It's back to school time and many kids are always concerned about how their peers will judge them.
The process of going through puberty is a rite of passage for every human on the planet, and is a concrete sign of your child’s physical maturation. Unfortunately, it’s also a time of dashed self-esteem and negative body image in many kids, especially teen and tween girls. Fostering a strong, positive sense of self-worth and a good body image may seem like a delicate balancing act, but there are steps you can take to help your teenager mature into a poised, confident and self-assured young adult.

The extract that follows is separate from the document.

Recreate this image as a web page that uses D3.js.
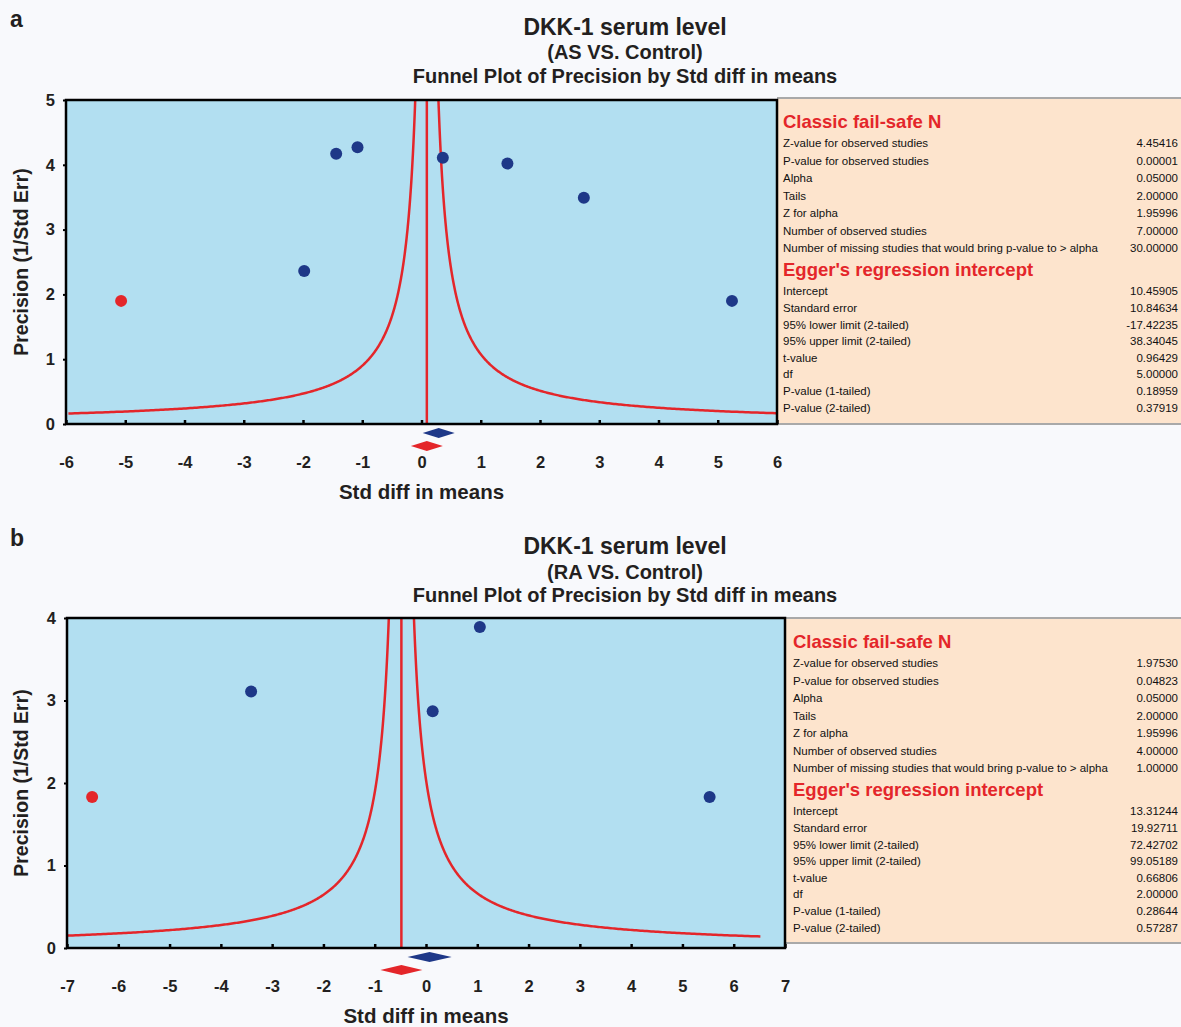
<!DOCTYPE html>
<html>
<head>
<meta charset="utf-8">
<script src="https://cdn.jsdelivr.net/npm/d3@7"></script>
<style>
  html, body { margin: 0; padding: 0; background: #f8f9fc; }
  svg { display: block; font-family: "Liberation Sans", Arial, sans-serif; }
</style>
</head>
<body>
<svg id="chart" width="1181" height="1027"></svg>
<script>
"use strict";

// ---- panel a : AS vs. Control ----
const a_title = ["DKK-1 serum level", "(AS VS. Control)", "Funnel Plot of Precision by Std diff in means"];
const a_xTicks = [-6, -5, -4, -3, -2, -1, 0, 1, 2, 3, 4, 5, 6];
const a_yTicks = [0, 1, 2, 3, 4, 5];
const a_studyEffect = [-1.98, -1.44, -1.08, 0.36, 1.45, 2.74, 5.24];
const a_studyPrecision = [2.36, 4.17, 4.27, 4.11, 4.02, 3.49, 1.90];
const a_imputedEffect = [-5.07];
const a_imputedPrecision = [1.90];
const a_observedSummary = [0.29, 0.27];   // [estimate, half width]
const a_imputedSummary = [0.09, 0.27];
const a_funnelMinPrecision = 0.162;
const a_failsafeValues = ["4.45416", "0.00001", "0.05000", "2.00000", "1.95996", "7.00000", "30.00000"];
const a_eggerValues = ["10.45905", "10.84634", "-17.42235", "38.34045", "0.96429", "5.00000", "0.18959", "0.37919"];

// ---- panel b : RA vs. Control ----
const b_title = ["DKK-1 serum level", "(RA VS. Control)", "Funnel Plot of Precision by Std diff in means"];
const b_xTicks = [-7, -6, -5, -4, -3, -2, -1, 0, 1, 2, 3, 4, 5, 6, 7];
const b_yTicks = [0, 1, 2, 3, 4];
const b_studyEffect = [-3.41, 0.13, 1.05, 5.53];
const b_studyPrecision = [3.11, 2.87, 3.89, 1.83];
const b_imputedEffect = [-6.51];
const b_imputedPrecision = [1.83];
const b_observedSummary = [0.07, 0.43];
const b_imputedSummary = [-0.48, 0.41];
const b_funnelMinPrecision = 0.14;
const b_failsafeValues = ["1.97530", "0.04823", "0.05000", "2.00000", "1.95996", "4.00000", "1.00000"];
const b_eggerValues = ["13.31244", "19.92711", "72.42702", "99.05189", "0.66806", "2.00000", "0.28644", "0.57287"];

// shared
const failsafeLabels = ["Z-value for observed studies", "P-value for observed studies", "Alpha", "Tails",
  "Z for alpha", "Number of observed studies", "Number of missing studies that would bring p-value to > alpha"];
const eggerLabels = ["Intercept", "Standard error", "95% lower limit (2-tailed)", "95% upper limit (2-tailed)",
  "t-value", "df", "P-value (1-tailed)", "P-value (2-tailed)"];
const funnelZ = 0.98;

const COL = {
  plot: "#b2dff1", box: "#fde4cd", red: "#e4262a", navy: "#1e3888",
  ink: "#231f20", boxLine: "#a9a9a9"
};

const svg = d3.select("#chart");

function drawPanel(cfg) {
  const g = svg.append("g");
  const x = d3.scaleLinear()
      .domain([cfg.xTicks[0], cfg.xTicks[cfg.xTicks.length - 1]])
      .range([cfg.plot.left, cfg.plot.right]);
  const y = d3.scaleLinear()
      .domain([0, cfg.yTicks[cfg.yTicks.length - 1]])
      .range([cfg.plot.bottom, cfg.plot.top]);

  // panel letter
  g.append("text").text(cfg.letter)
      .attr("x", 10).attr("y", cfg.letterY)
      .attr("font-size", 23).attr("font-weight", "bold").attr("fill", COL.ink);

  // titles
  const titleSizes = [23, 20, 20];
  cfg.title.forEach((t, i) => {
    g.append("text").text(t)
        .attr("x", 625).attr("y", cfg.titleY[i])
        .attr("text-anchor", "middle")
        .attr("font-size", titleSizes[i]).attr("font-weight", "bold")
        .attr("fill", COL.ink);
  });

  // stats box
  const bx = cfg.box;
  g.append("rect")
      .attr("x", bx.left).attr("y", bx.top)
      .attr("width", 1181 - bx.left).attr("height", bx.bottom - bx.top)
      .attr("fill", COL.box);
  [bx.top, bx.bottom].forEach(yy => {
    g.append("line")
        .attr("x1", bx.left).attr("x2", 1181).attr("y1", yy).attr("y2", yy)
        .attr("stroke", COL.boxLine).attr("stroke-width", 2);
  });
  const tx = bx.left + bx.pad;
  g.append("text").text("Classic fail-safe N")
      .attr("x", tx).attr("y", bx.top + 30)
      .attr("font-size", 18.5).attr("font-weight", "bold").attr("fill", COL.red);
  failsafeLabels.forEach((lab, i) => {
    const yy = bx.top + 49.3 + i * 17.5;
    g.append("text").text(lab).attr("x", tx).attr("y", yy)
        .attr("font-size", 11.5).attr("fill", "#111");
    g.append("text").text(cfg.failsafe[i]).attr("x", 1178).attr("y", yy)
        .attr("text-anchor", "end").attr("font-size", 11.5).attr("fill", "#111");
  });
  g.append("text").text("Egger's regression intercept")
      .attr("x", tx).attr("y", bx.top + 178)
      .attr("font-size", 18.5).attr("font-weight", "bold").attr("fill", COL.red);
  eggerLabels.forEach((lab, i) => {
    const yy = bx.top + 197.3 + i * 16.6;
    g.append("text").text(lab).attr("x", tx).attr("y", yy)
        .attr("font-size", 11.5).attr("fill", "#111");
    g.append("text").text(cfg.egger[i]).attr("x", 1178).attr("y", yy)
        .attr("text-anchor", "end").attr("font-size", 11.5).attr("fill", "#111");
  });

  // plot area
  const pw = cfg.plot.right - cfg.plot.left, ph = cfg.plot.bottom - cfg.plot.top;
  g.append("rect")
      .attr("x", cfg.plot.left).attr("y", cfg.plot.top)
      .attr("width", pw).attr("height", ph)
      .attr("fill", COL.plot);

  const clipId = "clip-" + cfg.letter;
  g.append("clipPath").attr("id", clipId).append("rect")
      .attr("x", cfg.plot.left).attr("y", cfg.plot.top)
      .attr("width", pw).attr("height", ph);
  const inner = g.append("g").attr("clip-path", "url(#" + clipId + ")");

  // funnel (pseudo confidence limits around the adjusted estimate)
  const c = cfg.imputedSummary[0];
  const yMax = y.domain()[1];
  const precGrid = d3.range(0, 401).map(i => cfg.funnelMin * Math.pow(yMax * 1.2 / cfg.funnelMin, i / 400));
  const line = d3.line().x(d => x(d[0])).y(d => y(d[1]));
  [-1, 1].forEach(side => {
    inner.append("path")
        .attr("d", line(precGrid.map(p => [c + side * funnelZ / p, p])))
        .attr("fill", "none").attr("stroke", COL.red).attr("stroke-width", 2.5);
  });
  inner.append("line")
      .attr("x1", x(c)).attr("x2", x(c))
      .attr("y1", y(0)).attr("y2", y(yMax))
      .attr("stroke", COL.red).attr("stroke-width", 2.5);

  // studies
  inner.selectAll(".study").data(d3.zip(cfg.studyEffect, cfg.studyPrecision)).enter()
      .append("circle")
      .attr("cx", d => x(d[0])).attr("cy", d => y(d[1])).attr("r", 6)
      .attr("fill", COL.navy);
  inner.selectAll(".imputed").data(d3.zip(cfg.imputedEffect, cfg.imputedPrecision)).enter()
      .append("circle")
      .attr("cx", d => x(d[0])).attr("cy", d => y(d[1])).attr("r", 6)
      .attr("fill", COL.red);

  // border
  g.append("rect")
      .attr("x", cfg.plot.left).attr("y", cfg.plot.top)
      .attr("width", pw).attr("height", ph)
      .attr("fill", "none").attr("stroke", "#000").attr("stroke-width", 2.5);

  // axes (plain hyphen for negatives, as in the original)
  const fmt = d => String(d);
  const xAxis = g.append("g")
      .attr("transform", "translate(0," + cfg.plot.bottom + ")")
      .call(d3.axisBottom(x).tickValues(cfg.xTicks).tickSize(-4).tickPadding(32).tickFormat(fmt));
  xAxis.select(".domain").remove();
  xAxis.selectAll(".tick line").attr("stroke", "#000").attr("stroke-width", 2.5);
  xAxis.selectAll("text").attr("font-size", 16.5).attr("font-weight", "bold").attr("fill", COL.ink)
      .attr("font-family", "Liberation Sans, Arial, sans-serif");

  const yAxis = g.append("g")
      .attr("transform", "translate(" + cfg.plot.left + ",0)")
      .call(d3.axisLeft(y).tickValues(cfg.yTicks).tickSize(3).tickPadding(8).tickFormat(fmt));
  yAxis.select(".domain").remove();
  yAxis.selectAll(".tick line").attr("stroke", "#000").attr("stroke-width", 2);
  yAxis.selectAll("text").attr("font-size", 16.5).attr("font-weight", "bold").attr("fill", COL.ink)
      .attr("font-family", "Liberation Sans, Arial, sans-serif");

  // summary diamonds below the axis
  const diamond = (s, yc, hh) => {
    const pts = [[x(s[0] - s[1]), yc], [x(s[0]), yc - hh], [x(s[0] + s[1]), yc], [x(s[0]), yc + hh]];
    return "M" + pts.map(p => p.join(",")).join("L") + "Z";
  };
  g.append("path").attr("d", diamond(cfg.observedSummary, cfg.plot.bottom + 9, 5)).attr("fill", COL.navy);
  g.append("path").attr("d", diamond(cfg.imputedSummary, cfg.plot.bottom + 22, 5)).attr("fill", COL.red);

  // axis titles
  g.append("text").text("Std diff in means")
      .attr("x", (cfg.plot.left + cfg.plot.right) / 2).attr("y", cfg.plot.bottom + 75)
      .attr("text-anchor", "middle")
      .attr("font-size", 20.5).attr("font-weight", "bold").attr("fill", COL.ink);
  g.append("text").text("Precision (1/Std Err)")
      .attr("transform", "translate(28," + ((cfg.plot.top + cfg.plot.bottom) / 2) + ") rotate(-90)")
      .attr("text-anchor", "middle")
      .attr("font-size", 19.5).attr("font-weight", "bold").attr("fill", COL.ink);
}

drawPanel({
  letter: "a", letterY: 27,
  title: a_title, titleY: [35, 59, 83],
  plot: {left: 66, right: 777, top: 100, bottom: 424},
  box: {left: 777, top: 98, bottom: 424, pad: 6},
  xTicks: a_xTicks, yTicks: a_yTicks,
  studyEffect: a_studyEffect, studyPrecision: a_studyPrecision,
  imputedEffect: a_imputedEffect, imputedPrecision: a_imputedPrecision,
  observedSummary: a_observedSummary, imputedSummary: a_imputedSummary,
  funnelMin: a_funnelMinPrecision,
  failsafe: a_failsafeValues, egger: a_eggerValues
});

drawPanel({
  letter: "b", letterY: 546,
  title: b_title, titleY: [554, 579, 602],
  plot: {left: 67, right: 785, top: 618, bottom: 948},
  box: {left: 785, top: 618, bottom: 943, pad: 8},
  xTicks: b_xTicks, yTicks: b_yTicks,
  studyEffect: b_studyEffect, studyPrecision: b_studyPrecision,
  imputedEffect: b_imputedEffect, imputedPrecision: b_imputedPrecision,
  observedSummary: b_observedSummary, imputedSummary: b_imputedSummary,
  funnelMin: b_funnelMinPrecision,
  failsafe: b_failsafeValues, egger: b_eggerValues
});
</script>
</body>
</html>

The foundation for a strong, positive body image in your teenager begins when she’s a child. Before the teenage years arrive, bringing with them the nagging fears and insecurities of puberty, start talking to your little one about different body types, acceptance and the appreciation of a healthy body. Make a point of discussing the unrealistic images she absorbs from the media and the collective societal scrutiny of celebrities and public figures. The ideas your child has about body image when she reaches her teen years will be shaped by what she’s already learned, so don’t wait until she’s a pre-teen to start this essential conversation.
Watch Your Own Speech
More than almost anything else, your children will learn how to interact with the world and how to view it by observing you. If they hear you constantly speaking ill of your shape or bemoaning a few extra pounds, they will absorb those insecurities and begin to reflect them. Make a point of speaking positively about your body, even when you feel insecure. Not only will it help you model a positive body image for your kids and teenagers, it will also boost your own sense of self-worth by cutting out negative, critical thinking.

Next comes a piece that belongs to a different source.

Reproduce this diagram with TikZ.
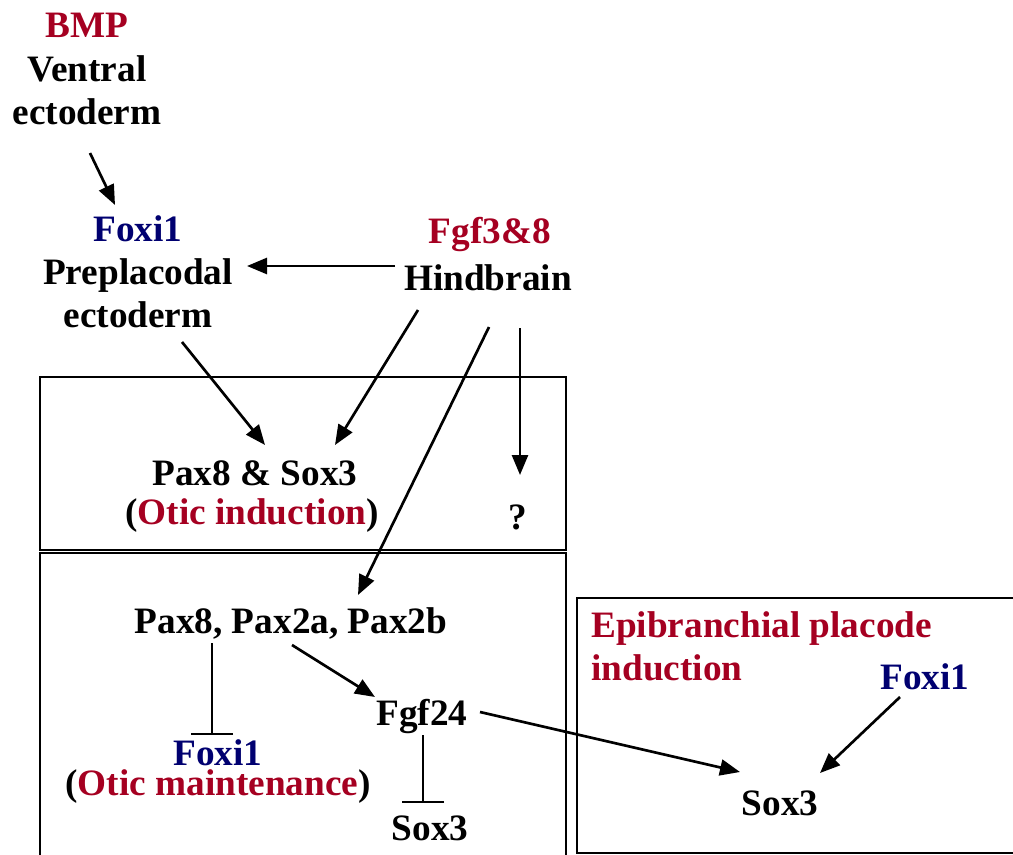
\documentclass[tikz,border=0pt]{standalone}
\usepackage{fontspec}
\setmainfont{Liberation Serif}
\usetikzlibrary{arrows.meta}
\definecolor{sigred}{RGB}{165,0,33}
\definecolor{signavy}{RGB}{0,0,112}
\tikzset{
  lbl/.style={font=\fontsize{26.5pt}{30.5pt}\selectfont\bfseries, align=center, inner sep=0pt},
  act/.style={-{Triangle[length=0.5cm, width=0.4cm]}, line width=1.9pt},
  inh/.style={-{Bar[width=1.05cm, line width=1.2pt]}, line width=1.1pt},
  panel/.style={draw=black, line width=1.1pt}
}
\begin{document}
\begin{tikzpicture}[x=0.025cm, y=-0.025cm]
\useasboundingbox (0, 0) rectangle (1013, 855);
% panels
\draw[panel] (40, 377) rectangle (566, 550);
\draw[panel] (40, 553) rectangle (566, 870);
\draw[panel] (577, 598) rectangle (1030, 853);
% upstream signals
\node[lbl, sigred] (bmp) at (87, 25) {BMP};
\node[lbl] (ventral) at (87, 90) {Ventral\\ectoderm};
\node[lbl, signavy] (foxiA) at (138, 229) {Foxi1};
\node[lbl] (preplac) at (138, 293) {Preplacodal\\ectoderm};
\node[lbl, sigred] (fgf) at (490, 234) {Fgf3\&8};
\node[lbl] (hind) at (488, 278) {Hindbrain};
% otic induction
\node[lbl] (paxsox) at (255, 473) {Pax8 \& Sox3};
\node[lbl] (oticind) at (252, 516) {(\textcolor{sigred}{Otic induction})};
\node[lbl] (q) at (518, 517) {?};
% otic maintenance
\node[lbl] (pax) at (291, 623) {Pax8, Pax2a, Pax2b};
\node[lbl, font=\fontsize{26.5pt}{21.3pt}\selectfont\bfseries] (oticmain) at (218, 772) {\textcolor{signavy}{Foxi1}\\(\textcolor{sigred}{Otic maintenance})};
\node[lbl] (fgf24) at (422, 716) {Fgf24};
\node[lbl] (soxA) at (430, 828) {Sox3};
% epibranchial
\node[lbl, sigred, align=left, anchor=west] (epi) at (591, 646) {Epibranchial placode\\induction};
\node[lbl, signavy] (foxiC) at (925, 677) {Foxi1};
\node[lbl] (soxB) at (780, 803) {Sox3};
% connectors
\draw[act] ([shift={(3, 63)}]ventral.center) -- ([shift={(-23, -24)}]foxiA.center);
\draw[act] ([shift={(-93, -12)}]hind.center) -- ([shift={(109, -27)}]preplac.center);
\draw[act] ([shift={(44, 49)}]preplac.center) -- ([shift={(10, -28)}]paxsox.center);
\draw[act] ([shift={(-70, 32)}]hind.center) -- ([shift={(80, -28)}]paxsox.center);
\draw[act] ([shift={(1, 49)}]hind.center) -- ([shift={(67, -28)}]pax.center);
\draw[act] ([shift={(32, 50)}]hind.center) -- ([shift={(2, -42)}]q.center);
\draw[inh] ([shift={(-79, 20)}]pax.center) -- ([shift={(-6, -37)}]oticmain.center);
\draw[act] ([shift={(1, 22)}]pax.center) -- ([shift={(-47, -19)}]fgf24.center);
\draw[inh] ([shift={(1, 19)}]fgf24.center) -- ([shift={(-7, -25)}]soxA.center);
\draw[act] ([shift={(58, -4)}]fgf24.center) -- ([shift={(-40, -31)}]soxB.center);
\draw[act] ([shift={(-25, 20)}]foxiC.center) -- ([shift={(40, -30)}]soxB.center);
\end{tikzpicture}
\end{document}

Listen When She Talks About Her Body
When it seems like you and your teen are speaking a completely different language, figuring out how she feels and the standing of her self-confidence can seem like an insurmountable task. Teens naturally become a bit more withdrawn and reticent in their quest for independence, but you may not be as cut off from your teen as you think. Make a point of listening to her when she speaks, especially about herself. If she makes self-deprecating comments about her body, even in the form of a joke, you’ll know that it’s time to have a serious conversation about self-esteem and body image.

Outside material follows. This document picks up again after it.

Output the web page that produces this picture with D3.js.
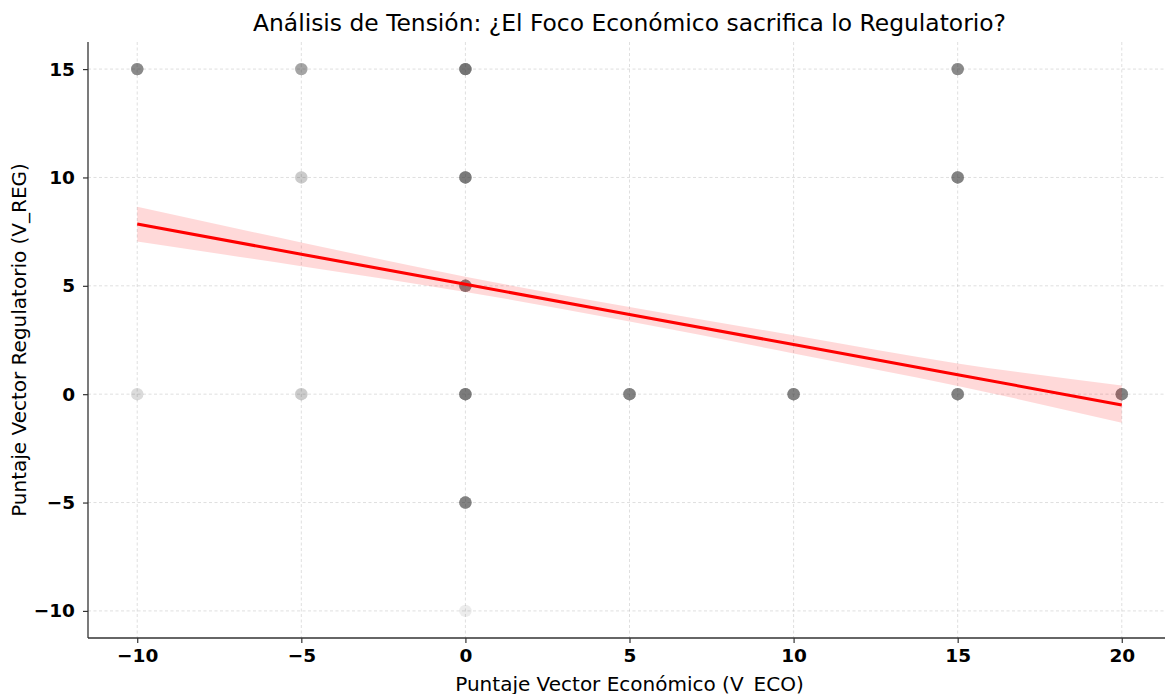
<!DOCTYPE html>
<html><head><meta charset="utf-8">
<script src="https://cdn.jsdelivr.net/npm/d3@7"></script>
<style>body{margin:0;background:#fff;overflow:hidden}svg{display:block;font-family:"DejaVu Sans",sans-serif}</style>
</head><body><svg id="c" width="1165" height="694"></svg>
<script>
// Scatter: unique (V_ECO, V_REG) positions and how many observations sit on each
const ecoVals = [-10, -5, 0, 15, -5, 0, 15, 0, -10, -5, 0, 5, 10, 15, 20, 0, 0];
const regVals = [15, 15, 15, 15, 10, 10, 10, 5, 0, 0, 0, 0, 0, 0, 0, -5, -10];
const counts  = [9, 6, 12, 9, 3, 11, 10, 10, 2, 3, 11, 10, 10, 10, 10, 10, 1];
// Regression fit and 95% CI band
const fitX  = [-10, -5, 0, 5, 10, 15, 20];
const fitY  = [7.85, 6.46, 5.07, 3.68, 2.29, 0.90, -0.50];
const ciLow = [7.05, 5.9, 4.72, 3.35, 1.88, 0.38, -1.32];
const ciHigh= [8.65, 7.0, 5.42, 4.02, 2.72, 1.42, 0.4];
const xTicks = [-10, -5, 0, 5, 10, 15, 20];
const yTicks = [-10, -5, 0, 5, 10, 15];
const title = "Análisis de Tensión: ¿El Foco Económico sacrifica lo Regulatorio?";
const xLabel = "Puntaje Vector Económico (V_ECO)";
const yLabel = "Puntaje Vector Regulatorio (V_REG)";

const svg = d3.select("#c");
const L = 88, R = 1171, T = 42, B = 638;
const x = d3.scaleLinear().domain([-11.5, 21.5]).range([L, R]);
const y = d3.scaleLinear().domain([-11.25, 16.25]).range([B, T]);

// grid
const g = svg.append("g");
g.selectAll(".gx").data(xTicks).join("line")
  .attr("x1", d => x(d)).attr("x2", d => x(d)).attr("y1", T).attr("y2", B)
  .attr("stroke", "#b0b0b0").attr("stroke-opacity", 0.5).attr("stroke-width", 0.8).attr("stroke-dasharray", "3,2.5");
g.selectAll(".gy").data(yTicks).join("line")
  .attr("x1", L).attr("x2", R).attr("y1", d => y(d)).attr("y2", d => y(d))
  .attr("stroke", "#b0b0b0").attr("stroke-opacity", 0.5).attr("stroke-width", 0.8).attr("stroke-dasharray", "3,2.5");

// points
const pts = [];
ecoVals.forEach((e, i) => { for (let k = 0; k < counts[i]; k++) pts.push({x: e, y: regVals[i]}); });
svg.append("g").selectAll("circle").data(pts).join("circle")
  .attr("cx", d => x(d.x)).attr("cy", d => y(d.y)).attr("r", 6.2)
  .attr("fill", "#444").attr("fill-opacity", 0.1);

// CI band
const band = fitX.map((v, i) => ({x: v, lo: ciLow[i], hi: ciHigh[i], m: fitY[i]}));
svg.append("path").datum(band)
  .attr("d", d3.area().x(d => x(d.x)).y0(d => y(d.lo)).y1(d => y(d.hi)).curve(d3.curveMonotoneX))
  .attr("fill", "#ff0000").attr("fill-opacity", 0.15);
svg.append("path").datum(band)
  .attr("d", d3.line().x(d => x(d.x)).y(d => y(d.m)))
  .attr("fill", "none").attr("stroke", "#ff0000").attr("stroke-width", 3);

// axes
const fmt = d => d < 0 ? "\u2212" + Math.abs(d) : d;
const xa = svg.append("g").attr("transform", `translate(0,${B})`)
  .call(d3.axisBottom(x).tickValues(xTicks).tickSize(5).tickPadding(6).tickFormat(fmt));
const ya = svg.append("g").attr("transform", `translate(${L},0)`)
  .call(d3.axisLeft(y).tickValues(yTicks).tickSize(5).tickPadding(8).tickFormat(fmt));
[xa, ya].forEach(a => {
  a.select(".domain").attr("stroke", "#333").attr("stroke-width", 1.3);
  a.selectAll(".tick line").attr("stroke", "#333").attr("stroke-width", 1.2);
  a.selectAll(".tick text").attr("fill", "#000").style("font-size", "18.5px").style("font-weight", "bold").style("font-family", "DejaVu Sans");
});
xa.select(".domain").attr("d", `M${L},0H${R}`);
ya.select(".domain").attr("d", `M0,${T}V${B}`);

// titles
svg.append("text").attr("x", (L + R) / 2).attr("y", 31).attr("text-anchor", "middle")
  .style("font-size", "23.4px").attr("fill", "#000").text(title);
svg.append("text").attr("x", (L + R) / 2).attr("y", 691).attr("text-anchor", "middle")
  .style("font-size", "20px").attr("fill", "#000").text(xLabel);
svg.append("text").attr("transform", `translate(26,${(T + B) / 2}) rotate(-90)`).attr("text-anchor", "middle")
  .style("font-size", "20px").attr("fill", "#000").text(yLabel);
</script></body></html>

Encourage Her to Get Involved
Teenagers that are involved in their community or peer group through sports, clubs and other activities, have something to focus on other than their changing body and the way they feel about themselves. Organized sports, athletic programs and social or academic clubs can have a very real impact on a teenager’s self-esteem, so make a point of encouraging her to get involved with things that she’s interested in and pursue her hobbies in an active, engaging way.
Emphasize Physical Activity for Fun
As childhood obesity rates skyrocket and bring along with them a host of attendant health problems, encouraging kids to engage in active play and sports programs seems like a natural solution. Sedentary activities can increase a kid’s likelihood of gaining an unhealthy amount of weight, but focusing on physical activity for the sake of adhering to the narrow definition of beauty can lead to very real problems as your kids become teenagers as well. Rather than emphasizing the importance of exercise as a method of weight loss, make a point of praising the fun and exciting attributes of getting up, out and moving.
Help Kids Form Healthy Relationships With Food
Using food as a reward or a punishment, insisting that they clean their plates or withholding food can all contribute to unhealthy, skewed attitudes and a troubled relationship with food. Allow your child to eat when she’s hungry and stop when she’s full, and avoid treating food as something inherently bad or unfailingly positive. Foster an environment in which food is viewed as fuel, not a reward or a punishment.
Helping your teen to establish and maintain a positive body image doesn’t happen overnight. It’s a lifelong process that begins when she’s a young child and will continue well into her young adulthood. Realizing that there will be peaks and valleys in your child’s view of her body is important, as is helping her to realize that unrealistic standards are not only unattainable, but also unhealthy and dangerous.
Be an educated parent, you will have healthier teens.